Tai Tam Harbour (大潭港) is a harbour in the innermost part of Tai Tam Bay in the southeastern part of Hong Kong Island, in the Southern District of Hong Kong. It is located at the estuary of Tai Tam Tuk.

==Geography==
Tai Tam Harbour is a narrow inlet to the inner bay area of Tai Tam Bay, in the south of Hong Kong Island. The harbour is about 200 m wide and 2km long, with an avaregae depth of about 3 m.

==History==
The harbour was once a gathering water of Tanka boat people.

==Settlements==
The southwestern part of the harbour is formed by a round-shaped peninsula, where the Red Hill and several low-rise upmarket residences and private housing estates are located, including the Redhill Peninsula, Red Hill Park (紅山花園), Turtle Cove (龜背灣), Le Palais (皇府灣) and Villa Rosa (玫瑰園).

Tai Tam Tuk Village (大潭篤村), resited after the construction of Tai Tam Tuk Reservoir, is located at the estuary by the harbour, along the western shore of the northwest inner bay of Tai Tam Harbour.

Five villages are located along the western coast of Tai Tam Harbour. Form north to south: Lan Nai Wan Village (爛泥灣村), Tung Ah Village (東丫村), Tung Ah Pui Village (東丫背村), Ngan Hang Village (銀坑村) and To Tei Wan Village (土地灣村). They are collectively known as 'The Five Lan Nai Wan Villages'.

At the time of the 1911 census, the population of Tai Tam Tuk was 76, the population of Lan Nai Wan was 4, the population of To Tei Wan was 54.

==Features==
Lan Nai Wan (爛泥灣 (bad soil bay)) is bay in the west of Tai Tam Harbour. It is the site of Lan Nai Wan Village and Lin Hok Sin Koon (蓮鶴仙觀) temple.

Remains of military installations, including lookouts and pillboxes can be found among the Five Lan Nai Wan Villages.
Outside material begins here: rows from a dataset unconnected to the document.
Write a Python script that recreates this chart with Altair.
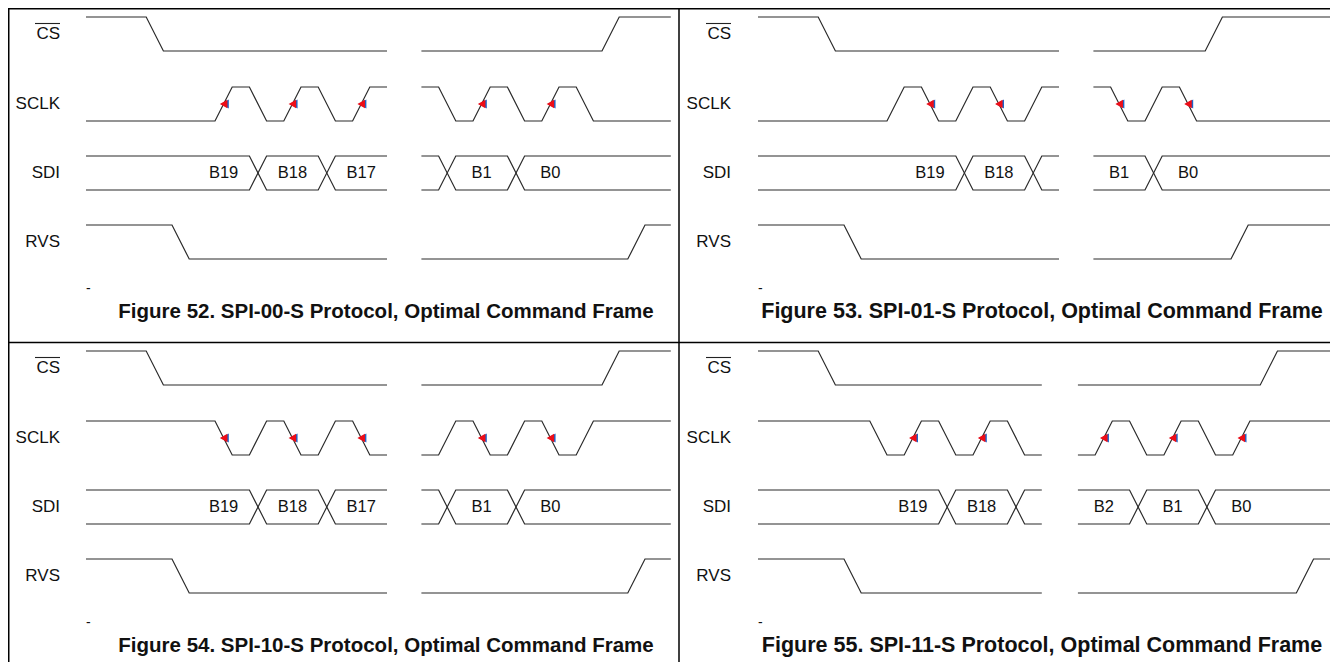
import altair as alt
import pandas as pd

# ------------------------------------------------------------------ data
SIGNALS = ["CS", "SCLK", "SDI", "RVS"]
FIGURES = [
    "Figure 52. SPI-00-S Protocol, Optimal Command Frame",
    "Figure 53. SPI-01-S Protocol, Optimal Command Frame",
    "Figure 54. SPI-10-S Protocol, Optimal Command Frame",
    "Figure 55. SPI-11-S Protocol, Optimal Command Frame",
]

# waveform segments: (start, end, initial level, transition start times)
# time unit = one quarter of an SCLK period; levels 1 = high, 0 = low
CS_52 = [(0, 17.5, 1, [3.5]), (19.5, 34, 0, [30])]
SCLK_52 = [(0, 17.5, 0, [7.5, 9.5, 11.5, 13.5, 15.5]),
           (19.5, 34, 1, [20.5, 22.5, 24.5, 26.5, 28.5])]
SDI_52 = [(0, 17.5, 1, [9.5, 13.5]), (19.5, 34, 1, [20.5, 24.5])]
RVS_52 = [(0, 17.5, 1, [5]), (19.5, 34, 0, [31.5])]
BITS_52 = ["B19", "B18", "B17", "B1", "B0"]
SAMPLE_52 = [8, 12, 16, 23, 27]

CS_53 = [(0, 17.5, 1, [3.5]), (19.5, 34, 0, [26])]
SCLK_53 = [(0, 17.5, 0, [7.5, 9.5, 11.5, 13.5, 15.5]),
           (19.5, 34, 1, [20.5, 22.5, 24.5])]
SDI_53 = [(0, 17.5, 1, [11.5, 15.5]), (19.5, 34, 1, [22.5])]
RVS_53 = [(0, 17.5, 1, [5]), (19.5, 34, 0, [27.5])]
BITS_53 = ["B19", "B18", "B1", "B0"]
SAMPLE_53 = [10, 14, 21, 25]

CS_54 = [(0, 17.5, 1, [3.5]), (19.5, 34, 0, [30])]
SCLK_54 = [(0, 17.5, 1, [7.5, 9.5, 11.5, 13.5, 15.5]),
           (19.5, 34, 0, [20.5, 22.5, 24.5, 26.5, 28.5])]
SDI_54 = [(0, 17.5, 1, [9.5, 13.5]), (19.5, 34, 1, [20.5, 24.5])]
RVS_54 = [(0, 17.5, 1, [5]), (19.5, 34, 0, [31.5])]
BITS_54 = ["B19", "B18", "B17", "B1", "B0"]
SAMPLE_54 = [8, 12, 16, 23, 27]

CS_55 = [(0, 16.5, 1, [3.5]), (18.6, 34, 0, [29.2])]
SCLK_55 = [(0, 16.5, 1, [6.5, 8.5, 10.5, 12.5, 14.5]),
           (18.6, 34, 0, [19.6, 21.6, 23.6, 25.6, 27.6])]
SDI_55 = [(0, 16.5, 1, [10.5, 14.5]), (18.6, 34, 1, [21.6, 25.6])]
RVS_55 = [(0, 16.5, 1, [5]), (18.6, 34, 0, [31.3])]
BITS_55 = ["B19", "B18", "B2", "B1", "B0"]
SAMPLE_55 = [9, 13, 20.1, 24.1, 28.1]

PANELS = [
    dict(cs=CS_52, sclk=SCLK_52, sdi=SDI_52, rvs=RVS_52, bits=BITS_52, samp=SAMPLE_52),
    dict(cs=CS_53, sclk=SCLK_53, sdi=SDI_53, rvs=RVS_53, bits=BITS_53, samp=SAMPLE_53),
    dict(cs=CS_54, sclk=SCLK_54, sdi=SDI_54, rvs=RVS_54, bits=BITS_54, samp=SAMPLE_54),
    dict(cs=CS_55, sclk=SCLK_55, sdi=SDI_55, rvs=RVS_55, bits=BITS_55, samp=SAMPLE_55),
]

# ------------------------------------------------------------------ layout
W, H = 1322, 654
UNIT = 17.2            # px per time unit
TR = 1.0               # transition length (time units)
COL_T0 = [78, 750]     # x of t = 0 in each column
COL_LEFT = [0, 671]
ROW_TOP = [0, 334]
SIG_TOP = {"CS": 9, "SCLK": 79, "SDI": 148, "RVS": 217}
SWING = 34
LABEL_RIGHT = 52
TITLE_X = [378, 1034]
TITLE_SIZE = [20.5, 21.5]
TITLE_Y = 304
DASH_Y = 281
FONT = "Liberation Sans, Arial, sans-serif"


def px(col, t):
    return COL_T0[col] + t * UNIT


def py(row, sig, lvl):
    return ROW_TOP[row] + SIG_TOP[sig] + (1 - lvl) * SWING


def expand(seg):
    start, end, lvl, edges = seg
    pts = [(start, lvl)]
    for e in edges:
        pts.append((e, lvl))
        lvl = 1 - lvl
        pts.append((e + TR, lvl))
    pts.append((end, lvl))
    return pts


line_rows, lab_rows, bit_rows, arr_rows, title_rows, dash_rows, over_rows = [], [], [], [], [], [], []
for p, d in enumerate(PANELS):
    col, row = p % 2, p // 2
    lid = 0
    for sig, key in zip(SIGNALS, ["cs", "sclk", "sdi", "rvs"]):
        for s, seg in enumerate(d[key]):
            variants = [False, True] if sig == "SDI" else [False]
            for inv in variants:
                for i, (t, lv) in enumerate(expand(seg)):
                    lv2 = 1 - lv if inv else lv
                    line_rows.append(dict(id=f"{p}-{lid}", idx=i,
                                          x=px(col, t), y=py(row, sig, lv2)))
                lid += 1
        lab_rows.append(dict(x=COL_LEFT[col] + LABEL_RIGHT,
                             y=ROW_TOP[row] + SIG_TOP[sig] + SWING / 2,
                             text=sig))
    over_rows.append(dict(x1=COL_LEFT[col] + LABEL_RIGHT - 25,
                          x2=COL_LEFT[col] + LABEL_RIGHT,
                          y1=ROW_TOP[row] + SIG_TOP["CS"] + SWING / 2 - 10.5))
    for b, t in zip(d["bits"], d["samp"]):
        bit_rows.append(dict(x=px(col, t), y=py(row, "SDI", 0.5), text=b))
        arr_rows.append(dict(x=px(col, t), y=py(row, "SCLK", 0.5)))
    title_rows.append(dict(x=TITLE_X[col], y=ROW_TOP[row] + TITLE_Y, text=FIGURES[p],
                           size=TITLE_SIZE[col]))
    dash_rows.append(dict(x=px(col, 0), y=ROW_TOP[row] + DASH_Y, text="-"))

grid = pd.DataFrame([
    dict(x1=0, x2=W, y1=0.75, y2=0.75),
    dict(x1=0.75, x2=0.75, y1=0, y2=H),
    dict(x1=COL_LEFT[1], x2=COL_LEFT[1], y1=0, y2=H),
    dict(x1=0, x2=W, y1=ROW_TOP[1] + 0.5, y2=ROW_TOP[1] + 0.5),
])

XS = alt.Scale(domain=[0, W], nice=False, zero=False)
YS = alt.Scale(domain=[0, H], nice=False, zero=False, reverse=True)

lines = alt.Chart(pd.DataFrame(line_rows)).mark_line(
    color="#2b2b2b", strokeWidth=1.2, clip=True
).encode(
    x=alt.X("x:Q", scale=XS, axis=None),
    y=alt.Y("y:Q", scale=YS, axis=None),
    detail="id:N",
    order="idx:Q",
)

grid_layer = alt.Chart(grid).mark_rule(color="black", strokeWidth=1.5).encode(
    x=alt.X("x1:Q", scale=XS, axis=None), x2="x2:Q",
    y=alt.Y("y1:Q", scale=YS, axis=None), y2="y2:Q",
)

over = alt.Chart(pd.DataFrame(over_rows)).mark_rule(color="#222", strokeWidth=1.1).encode(
    x=alt.X("x1:Q", scale=XS, axis=None), x2="x2:Q",
    y=alt.Y("y1:Q", scale=YS, axis=None),
)

labels = alt.Chart(pd.DataFrame(lab_rows)).mark_text(
    align="right", baseline="middle", font=FONT, fontSize=17, color="#111"
).encode(x=alt.X("x:Q", scale=XS, axis=None), y=alt.Y("y:Q", scale=YS, axis=None), text="text:N")

bits = alt.Chart(pd.DataFrame(bit_rows)).mark_text(
    align="center", baseline="middle", font=FONT, fontSize=16.5, color="#111"
).encode(x=alt.X("x:Q", scale=XS, axis=None), y=alt.Y("y:Q", scale=YS, axis=None), text="text:N")

arr_df = pd.DataFrame(arr_rows)
arrows_edge = alt.Chart(arr_df).mark_point(
    shape="triangle-left", filled=True, fill="#1e64c8", strokeWidth=0,
    size=85, opacity=1, xOffset=1.2
).encode(x=alt.X("x:Q", scale=XS, axis=None), y=alt.Y("y:Q", scale=YS, axis=None))

arrows = alt.Chart(arr_df).mark_point(
    shape="triangle-left", filled=True, fill="#ee0d17", strokeWidth=0,
    size=75, opacity=1
).encode(x=alt.X("x:Q", scale=XS, axis=None), y=alt.Y("y:Q", scale=YS, axis=None))

titles = alt.Chart(pd.DataFrame(title_rows)).mark_text(
    align="center", baseline="middle", font=FONT, fontWeight="bold", color="#111"
).encode(x=alt.X("x:Q", scale=XS, axis=None), y=alt.Y("y:Q", scale=YS, axis=None),
         text="text:N", size=alt.Size("size:Q", scale=None, legend=None))

dashes = alt.Chart(pd.DataFrame(dash_rows)).mark_text(
    align="left", baseline="middle", font=FONT, fontSize=14, color="#111"
).encode(x=alt.X("x:Q", scale=XS, axis=None), y=alt.Y("y:Q", scale=YS, axis=None), text="text:N")

chart = alt.layer(grid_layer, lines, over, labels, bits, arrows_edge, arrows, titles, dashes).properties(
    width=W, height=H, padding=0, autosize=alt.AutoSizeParams(type="none"),
    background="white",
).configure_view(stroke=None)

chart.save("out.html", embed_options={"renderer": "svg", "actions": False})
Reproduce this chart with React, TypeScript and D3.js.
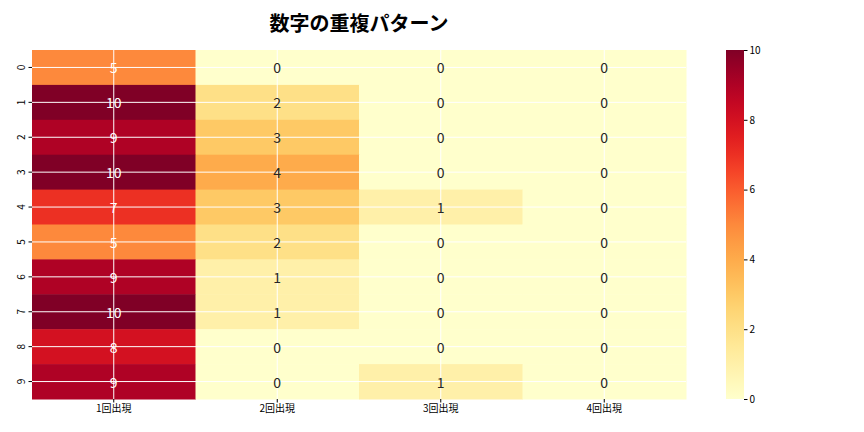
// Heatmap of digit repeat counts, drawn with D3 scales
import { useEffect, useRef } from 'react';
import * as d3 from 'd3';

const rowLabels = ['0', '1', '2', '3', '4', '5', '6', '7', '8', '9'];
const colLabels = ['1回出現', '2回出現', '3回出現', '4回出現'];
const once = [5, 10, 9, 10, 7, 5, 9, 10, 8, 9];
const twice = [0, 2, 3, 4, 3, 2, 1, 1, 0, 0];
const thrice = [0, 0, 0, 0, 1, 0, 0, 0, 0, 1];
const fourTimes = [0, 0, 0, 0, 0, 0, 0, 0, 0, 0];
const colorTicks = [0, 2, 4, 6, 8, 10];
const title = '数字の重複パターン';

const FONT = '"Noto Sans CJK JP", "Noto Sans", sans-serif';

const App = () => {
  const svgRef = useRef<SVGSVGElement>(null);
  const width = 864;
  const height = 432;
  const margin = { top: 50, left: 32, right: 178, bottom: 33 };

  useEffect(() => {
    if (!svgRef.current) return;
    const svg = d3.select(svgRef.current);
    svg.selectAll('*').remove();

    const series = [once, twice, thrice, fourTimes];
    const cells = rowLabels.flatMap((r, i) =>
      colLabels.map((c, j) => ({ row: r, col: c, value: series[j][i] }))
    );

    const innerW = width - margin.left - margin.right;
    const innerH = height - margin.top - margin.bottom;

    const x = d3.scaleBand().domain(colLabels).range([0, innerW]);
    const y = d3.scaleBand().domain(rowLabels).range([0, innerH]);
    const color = d3.scaleSequential(d3.interpolateYlOrRd).domain([0, 10]);

    const g = svg.append('g').attr('transform', `translate(${margin.left},${margin.top})`);

    // cells
    g.selectAll('rect.cell')
      .data(cells)
      .enter().append('rect')
      .attr('class', 'cell')
      .attr('x', d => x(d.col)!)
      .attr('y', d => y(d.row)!)
      .attr('width', x.bandwidth() + 0.5)
      .attr('height', y.bandwidth() + 0.5)
      .attr('fill', d => color(d.value));

    // white grid at tick centers
    g.selectAll('line.hgrid')
      .data(rowLabels)
      .enter().append('line')
      .attr('x1', 0).attr('x2', innerW)
      .attr('y1', d => y(d)! + y.bandwidth() / 2)
      .attr('y2', d => y(d)! + y.bandwidth() / 2)
      .attr('stroke', '#fff').attr('stroke-width', 1);
    g.selectAll('line.vgrid')
      .data(colLabels)
      .enter().append('line')
      .attr('y1', 0).attr('y2', innerH)
      .attr('x1', d => x(d)! + x.bandwidth() / 2)
      .attr('x2', d => x(d)! + x.bandwidth() / 2)
      .attr('stroke', '#fff').attr('stroke-width', 1);

    // annotations
    g.selectAll('text.annot')
      .data(cells)
      .enter().append('text')
      .attr('x', d => x(d.col)! + x.bandwidth() / 2)
      .attr('y', d => y(d.row)! + y.bandwidth() / 2)
      .attr('text-anchor', 'middle')
      .attr('dominant-baseline', 'central')
      .attr('font-family', FONT)
      .attr('font-size', 14)
      .attr('fill', d => (d.value >= 5 ? '#ffffff' : '#262626'))
      .text(d => d.value);

    // x axis
    const xAxis = g.append('g')
      .attr('transform', `translate(0,${innerH})`)
      .call(d3.axisBottom(x).tickSize(3.5).tickPadding(2));
    xAxis.select('.domain').remove();
    xAxis.selectAll('text').attr('font-family', FONT).attr('font-size', 10).attr('fill', '#000');

    // y axis
    const yAxis = g.append('g').call(d3.axisLeft(y).tickSize(3.5).tickPadding(3));
    yAxis.select('.domain').remove();
    yAxis.selectAll('text')
      .attr('font-family', FONT).attr('font-size', 10).attr('fill', '#000')
      .attr('text-anchor', 'middle')
      .attr('dy', null)
      .attr('x', null)
      .attr('transform', 'translate(-12,0) rotate(-90)')
      .attr('dominant-baseline', 'central');

    // colorbar
    const cbX = 726;
    const cbW = 18;
    const cbScale = d3.scaleLinear().domain([0, 10]).range([margin.top + innerH, margin.top]);
    const defs = svg.append('defs');
    const grad = defs.append('linearGradient')
      .attr('id', 'cbgrad').attr('x1', 0).attr('y1', 1).attr('x2', 0).attr('y2', 0);
    d3.range(0, 1.0001, 0.05).forEach(t => {
      grad.append('stop').attr('offset', t).attr('stop-color', color(t * 10));
    });
    svg.append('rect')
      .attr('x', cbX).attr('y', margin.top)
      .attr('width', cbW).attr('height', innerH)
      .attr('fill', 'url(#cbgrad)');
    const cbAxis = svg.append('g')
      .attr('transform', `translate(${cbX + cbW},0)`)
      .call(d3.axisRight(cbScale).tickValues(colorTicks).tickSize(3.5).tickPadding(2));
    cbAxis.select('.domain').remove();
    cbAxis.selectAll('text').attr('font-family', FONT).attr('font-size', 10).attr('fill', '#000');

    // title
    svg.append('text')
      .attr('x', margin.left + innerW / 2)
      .attr('y', 22)
      .attr('text-anchor', 'middle')
      .attr('dominant-baseline', 'central')
      .attr('font-family', FONT)
      .attr('font-size', 20)
      .attr('font-weight', 'bold')
      .attr('fill', '#000')
      .text(title);
  }, []);

  return (
    <div style={{ position: 'absolute', left: 0, top: 0, width, height, background: '#fff' }}>
      <svg ref={svgRef} width={width} height={height} style={{ display: 'block' }} />
    </div>
  );
};

export default App;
Hong Kong International School has a campus by the western shore of Tai Tam Harbour, next to the Tai Tam Scout Centre. Five structures related to the Tai Tam Tuk Raw Water Pumping Station are also located in the vicinity, namely, the pumping station building, its chimney shaft, two staff quarters and the senior staff quarters. These 5 structures are collectively declared monuments as part of the "22 Historic Structures of Tai Tam Group of Reservoirs".

Section 7 of the Hong Kong Trail, from Tai Tam Road to To Tei Wan, follows the northern and western outline of Tai Tam Harbour.

==Nature==
Part of the estuary is fully of mangrove.

The inner bay (northwest) of Tai Tam Harbour has been designated as a Site of Special Scientific Interest since 1975.